Have you tried signing out, clearing your browser's cookies & cache, then signing back in again BUT leaving the "Stay signed in" box UNCHECKED?

That's what I have to do to post comments on Blogger.

Hey, that worked! Thanks a million! big_smile

Re: What I imagine the future holds on Carcosa.

I am absolutely, 100% certain that the inscrutable Fungus-Men will end up on top.

Last edited by CrusssDaddy (2011-10-05 06:01:38)

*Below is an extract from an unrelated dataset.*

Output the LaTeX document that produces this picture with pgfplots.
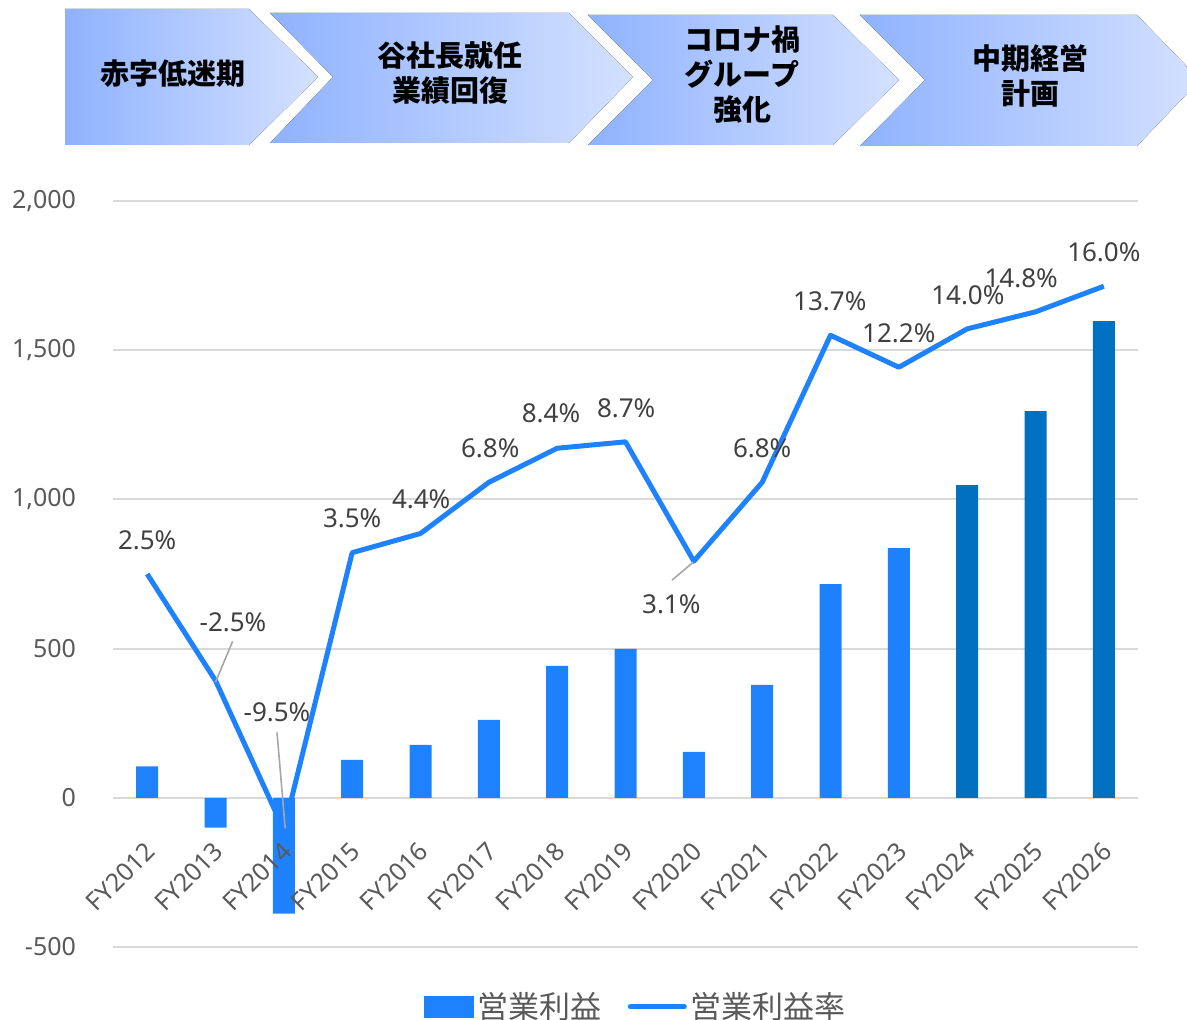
\documentclass[border=0pt]{standalone}
\usepackage{fontspec}
\setmainfont{Noto Sans}
\newfontfamily\jp{Noto Sans CJK JP}
\usepackage{pgfplots}
\pgfplotsset{compat=1.18}
\definecolor{barblue}{HTML}{1E82FF}
\definecolor{bardark}{HTML}{0070C0}
\definecolor{gridc}{HTML}{D9D9D9}
\definecolor{tickc}{HTML}{595959}
\definecolor{labc}{HTML}{404040}
\definecolor{chl}{HTML}{8FB2FF}
\definecolor{chr}{HTML}{D4E1FF}
\definecolor{leader}{HTML}{A6A6A6}
\begin{document}
\begin{tikzpicture}[x=0.5pt,y=0.5pt]
\useasboundingbox (0,0) rectangle (1187,1020);
% chevrons
\fill[left color=chl, right color=chr] (65,1011) -- (249,1011) -- (318,943) -- (249,875) -- (65,875) -- cycle;
\fill[left color=chl, right color=chr] (270,1007) -- (569,1007) -- (633,943) -- (569,877) -- (270,877) -- (333,943) -- cycle;
\fill[left color=chl, right color=chr] (588,1005) -- (833,1005) -- (899,940) -- (833,875) -- (588,875) -- (653,940) -- cycle;
\fill[left color=chl, right color=chr] (860,1005) -- (1137,1005) -- (1200,940) -- (1137,874) -- (860,874) -- (925,940) -- cycle;
\begin{scope}[every node/.style={font=\jp\bfseries\fontsize{14.5}{17.5}\selectfont, align=center, text=black}]
\node at (173,946) {赤字低迷期};
\node at (450,947) {谷社長就任\\業績回復};
\node at (742,945) {コロナ禍\\グループ\\強化};
\node at (1030,944) {中期経営\\計画};
\end{scope}

\begin{axis}[
  at={(56.5pt,36.5pt)}, anchor=south west, scale only axis,
  width=512.5pt, height=373pt,
  xmin=-0.5, xmax=14.5, ymin=-500, ymax=2000,
  ytick={-500,0,500,1000,1500,2000},
  xtick=\empty,
  axis line style={draw=none}, major tick length=0pt,
  ymajorgrids, grid style={gridc, line width=1pt},
  tick label style={font=\fontsize{12.5}{14}\selectfont, text=tickc},
  yticklabel style={xshift=-15pt},
  /pgf/number format/1000 sep={,},
  /pgf/number format/assume math mode=true,
  ybar, bar width=11pt, bar shift=0pt,
  legend columns=2,
  legend style={at={(0.511,-0.0804)}, anchor=center, draw=none, fill=none,
    font=\jp\fontsize{15.5}{17}\selectfont, text=tickc,
    /tikz/every even column/.append style={column sep=11pt}},
]
\addplot[fill=barblue, draw=none,
  legend image code/.code={\fill[barblue] (0pt,-5.5pt) rectangle (25pt,5.5pt);}]
  coordinates {(0,105) (1,-100) (2,-388) (3,127) (4,177) (5,261) (6,442) (7,499) (8,154) (9,378) (10,716) (11,837)};
\addlegendentry{営業利益}
\addplot[fill=bardark, draw=none, forget plot]
  coordinates {(12,1048) (13,1296) (14,1597)};
\addlegendimage{legend image code/.code={\draw[barblue, line width=2.5pt, line cap=round] (0pt,0pt) -- (27pt,0pt);}}
\addlegendentry{営業利益率}
\end{axis}

\begin{axis}[
  at={(56.5pt,36.5pt)}, anchor=south west, scale only axis,
  width=512.5pt, height=373pt,
  xmin=-0.5, xmax=14.5, ymin=-15, ymax=20,
  axis line style={draw=none}, major tick length=0pt,
  ytick=\empty,
  xtick={0,...,14},
  xticklabels={FY2012,FY2013,FY2014,FY2015,FY2016,FY2017,FY2018,FY2019,FY2020,FY2021,FY2022,FY2023,FY2024,FY2025,FY2026},
  tick label style={font=\fontsize{12.5}{14}\selectfont, text=tickc},
  xticklabel style={yshift=52.5pt, xshift=4pt, rotate=45, anchor=east},
  clip=false,
]
\addplot[barblue, line width=2.5pt, line join=round] coordinates {
  (0,2.5) (1,-2.5) (2,-9.5) (3,3.5) (4,4.4) (5,6.8) (6,8.4) (7,8.7) (8,3.1) (9,6.8) (10,13.7) (11,12.2) (12,14.0) (13,14.8) (14,16.0)};
\draw[leader, line width=0.8pt] (axis cs:1.0,-2.58) -- (axis cs:1.25,-0.66);
\draw[leader, line width=0.8pt] (axis cs:1.90,-4.93) -- (axis cs:2.02,-9.43);
\draw[leader, line width=0.8pt] (axis cs:7.99,3.05) -- (axis cs:7.68,2.21);
\begin{scope}[every node/.style={font=\fontsize{13}{15}\selectfont, text=labc}]
\node at (axis cs:0,4.08) {2.5\%};
\node at (axis cs:1.256,0.23) {-2.5\%};
\node at (axis cs:1.90,-3.99) {-9.5\%};
\node at (axis cs:3.0,5.11) {3.5\%};
\node at (axis cs:4.01,6.01) {4.4\%};
\node at (axis cs:5.02,8.40) {6.8\%};
\node at (axis cs:5.91,10.04) {8.4\%};
\node at (axis cs:7.01,10.28) {8.7\%};
\node at (axis cs:7.67,1.08) {3.1\%};
\node at (axis cs:9.0,8.40) {6.8\%};
\node at (axis cs:9.99,15.30) {13.7\%};
\node at (axis cs:11.0,13.80) {12.2\%};
\node at (axis cs:12.01,15.58) {14.0\%};
\node at (axis cs:12.79,16.38) {14.8\%};
\node at (axis cs:14.0,17.60) {16.0\%};
\end{scope}
\end{axis}
\end{tikzpicture}
\end{document}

Re: What I imagine the future holds on Carcosa.

Geoffrey wrote:

So I think humans will end-up wiping-out all other sentient things on Carcosa. Then the humans will turn their weapons on each other. Remember that skin color differences are pronounced on Carcosa. Also remember that the 13 different colors of men on Carcosa are not fertile with each other. There will be no rapprochement. It will be wars of genocide. Either one color will wipe out all the rest and then continue on, or ultimately nobody will be left standing. My instinct is the latter. So after humanity wipes out everything else on Carcosa, men will finish the job by wiping themselves out.

Nihilism at its best.

HP Lovecraft wrote:

The time would be easy to know, for then mankind would have become as the Great Old Ones; free and wild and beyond good and evil, with laws and morals thrown aside and all men shouting and killing and revelling in joy.